The zoo said the monkey, named Loki -- and female, though initially thought to be male -- was ill from complications of metabolic bone disease.
In a media release, the zoo explained that staff are checking to see if Loki's indoor enclosure is to blame, since metabolic bone disease can be caused by a lack of sunlight:
The skylights in the Small Mammal House are made of UV-transmissible glass, which allows the UV to penetrate the animal enclosures in order to provide sunlight. This is important for young animals especially as they wean. This monkey was in the weaning process as she was entirely dam-reared and just starting to eat solid foods. Because the amount of UV light penetration can vary depending on many factors, staff regularly use light meters to measure the intensity of the UV light. Zoo experts are now examining the accuracy of the light meters used. Staff are implementing immediate husbandry changes, where appropriate, such as rotating animals to outdoor enclosures to allow direct sunlight exposure and evaluating diets for at-risk animals.
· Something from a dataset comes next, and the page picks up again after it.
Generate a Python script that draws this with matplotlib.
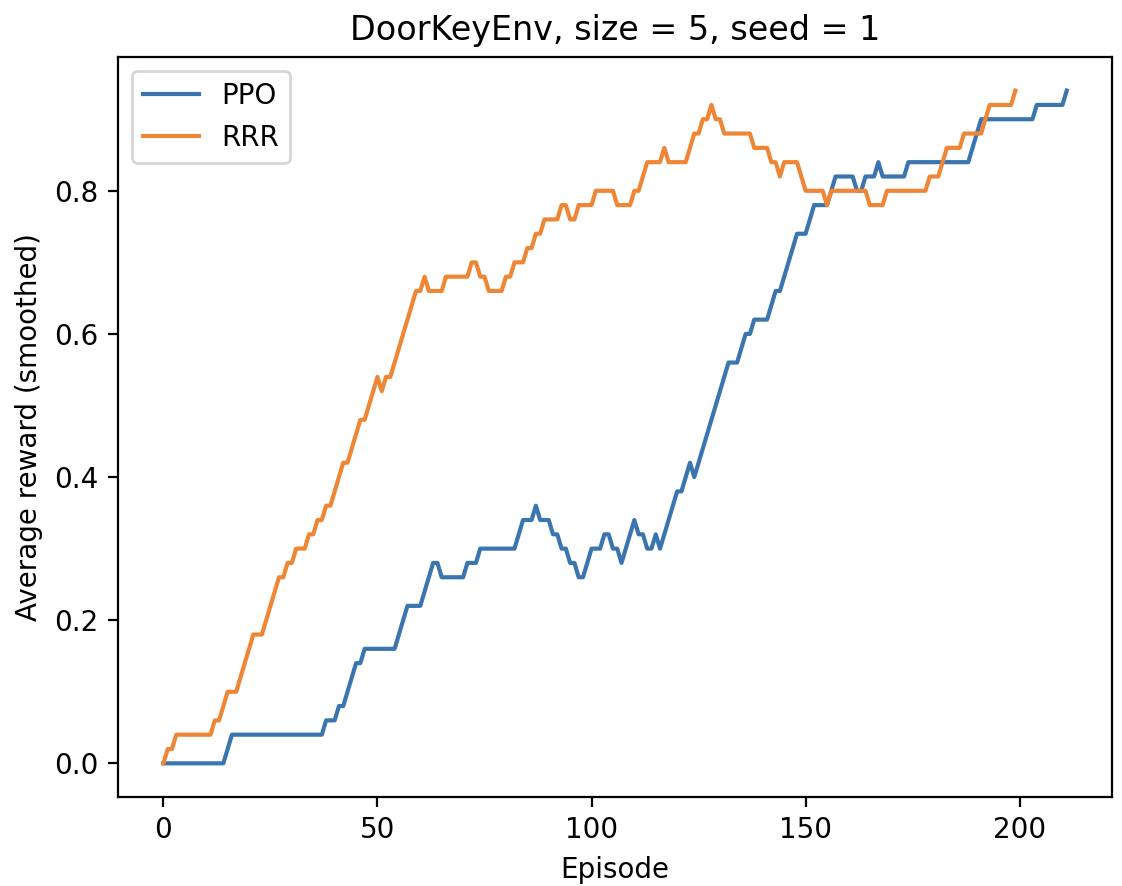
import matplotlib
matplotlib.use('Agg')
import matplotlib.pyplot as plt

# 平滑后的每回合平均奖励
ppo_reward = [
    0, 0, 0, 0, 0, 0, 0, 0, 0, 0,
    0, 0, 0, 0, 0, 0.02, 0.04, 0.04, 0.04, 0.04,
    0.04, 0.04, 0.04, 0.04, 0.04, 0.04, 0.04, 0.04, 0.04, 0.04,
    0.04, 0.04, 0.04, 0.04, 0.04, 0.04, 0.04, 0.04, 0.06, 0.06,
    0.06, 0.08, 0.08, 0.10, 0.12, 0.14, 0.14, 0.16, 0.16, 0.16,
    0.16, 0.16, 0.16, 0.16, 0.16, 0.18, 0.20, 0.22, 0.22, 0.22,
    0.22, 0.24, 0.26, 0.28, 0.28, 0.26, 0.26, 0.26, 0.26, 0.26,
    0.26, 0.28, 0.28, 0.28, 0.30, 0.30, 0.30, 0.30, 0.30, 0.30,
    0.30, 0.30, 0.30, 0.32, 0.34, 0.34, 0.34, 0.36, 0.34, 0.34,
    0.34, 0.32, 0.32, 0.30, 0.30, 0.28, 0.28, 0.26, 0.26, 0.28,
    0.30, 0.30, 0.30, 0.32, 0.32, 0.30, 0.30, 0.28, 0.30, 0.32,
    0.34, 0.32, 0.32, 0.30, 0.30, 0.32, 0.30, 0.32, 0.34, 0.36,
    0.38, 0.38, 0.40, 0.42, 0.40, 0.42, 0.44, 0.46, 0.48, 0.50,
    0.52, 0.54, 0.56, 0.56, 0.56, 0.58, 0.60, 0.60, 0.62, 0.62,
    0.62, 0.62, 0.64, 0.66, 0.66, 0.68, 0.70, 0.72, 0.74, 0.74,
    0.74, 0.76, 0.78, 0.78, 0.78, 0.78, 0.80, 0.82, 0.82, 0.82,
    0.82, 0.82, 0.80, 0.80, 0.82, 0.82, 0.82, 0.84, 0.82, 0.82,
    0.82, 0.82, 0.82, 0.82, 0.84, 0.84, 0.84, 0.84, 0.84, 0.84,
    0.84, 0.84, 0.84, 0.84, 0.84, 0.84, 0.84, 0.84, 0.84, 0.86,
    0.88, 0.90, 0.90, 0.90, 0.90, 0.90, 0.90, 0.90, 0.90, 0.90,
    0.90, 0.90, 0.90, 0.90, 0.92, 0.92, 0.92, 0.92, 0.92, 0.92,
    0.92, 0.94,
]

rrr_reward = [
    0, 0.02, 0.02, 0.04, 0.04, 0.04, 0.04, 0.04, 0.04, 0.04,
    0.04, 0.04, 0.06, 0.06, 0.08, 0.10, 0.10, 0.10, 0.12, 0.14,
    0.16, 0.18, 0.18, 0.18, 0.20, 0.22, 0.24, 0.26, 0.26, 0.28,
    0.28, 0.30, 0.30, 0.30, 0.32, 0.32, 0.34, 0.34, 0.36, 0.36,
    0.38, 0.40, 0.42, 0.42, 0.44, 0.46, 0.48, 0.48, 0.50, 0.52,
    0.54, 0.52, 0.54, 0.54, 0.56, 0.58, 0.60, 0.62, 0.64, 0.66,
    0.66, 0.68, 0.66, 0.66, 0.66, 0.66, 0.68, 0.68, 0.68, 0.68,
    0.68, 0.68, 0.70, 0.70, 0.68, 0.68, 0.66, 0.66, 0.66, 0.66,
    0.68, 0.68, 0.70, 0.70, 0.70, 0.72, 0.72, 0.74, 0.74, 0.76,
    0.76, 0.76, 0.76, 0.78, 0.78, 0.76, 0.76, 0.78, 0.78, 0.78,
    0.78, 0.80, 0.80, 0.80, 0.80, 0.80, 0.78, 0.78, 0.78, 0.78,
    0.80, 0.80, 0.82, 0.84, 0.84, 0.84, 0.84, 0.86, 0.84, 0.84,
    0.84, 0.84, 0.84, 0.86, 0.88, 0.88, 0.90, 0.90, 0.92, 0.90,
    0.90, 0.88, 0.88, 0.88, 0.88, 0.88, 0.88, 0.88, 0.86, 0.86,
    0.86, 0.86, 0.84, 0.84, 0.82, 0.84, 0.84, 0.84, 0.84, 0.82,
    0.80, 0.80, 0.80, 0.80, 0.80, 0.78, 0.80, 0.80, 0.80, 0.80,
    0.80, 0.80, 0.80, 0.80, 0.80, 0.78, 0.78, 0.78, 0.78, 0.80,
    0.80, 0.80, 0.80, 0.80, 0.80, 0.80, 0.80, 0.80, 0.80, 0.82,
    0.82, 0.82, 0.84, 0.86, 0.86, 0.86, 0.86, 0.88, 0.88, 0.88,
    0.88, 0.88, 0.90, 0.92, 0.92, 0.92, 0.92, 0.92, 0.92, 0.94,
]

fig = plt.figure(figsize=(5.61, 4.43), dpi=200)
ax = fig.add_axes([0.1054, 0.1005, 0.8856, 0.8352])

ax.plot(range(len(ppo_reward)), ppo_reward, color='#3b75af', label='PPO')
ax.plot(range(len(rrr_reward)), rrr_reward, color='#ef8636', label='RRR')

ax.set_xlabel('Episode')
ax.set_ylabel('Average reward (smoothed)')
ax.set_title('DoorKeyEnv, size = 5, seed = 1')
ax.legend(loc='upper left')

fig.savefig('out.png', dpi=200)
According to the 1995 paper "Vitamin D and Primates: Recurring problems on a familiar theme," "captive primates housed indoors with little access to ultraviolet light have historically been susceptible to metabolic bone disease," with mother-reared infants being especially vulnerable.
"We had one pair of howlers in the outdoor exhibit and kept this family indoors as that was a better husbandry choice with the baby," zoo spokesperson Pamela Baker-Masson told The Huffngton Post. "Obviously the staff didn’t realize that the UV was a problem or they would have managed the monkeys differently."
Loki received medical care for five days in the zoo's animal hospital, where she was exposed to direct sunlight. She was also treated with injectable vitamins and received a blood transfusion from her father. But, according to the zoo's release, "despite the combined efforts of keepers, nutritionists, technicians and veterinarians, the monkey grew weaker. The consensus decision was made to humanely euthanize Loki on Sunday morning."
Loki was the first baby born to mom Chula and dad Pele, who are among the two pairs of howler monkeys on display at the zoo. Baker-Masson told HuffPost both parents are being watched closely and zookeepers have noticed that Chula is "more sedate and not moving around as much. This indicates that she is aware that the baby is gone."
Chula is also "spending more time with the male," Baker-Masson said. "Typically, males are not involved in rearing the young. The fact that she is spending more time with the male indicates that she is returning to more normal behavior."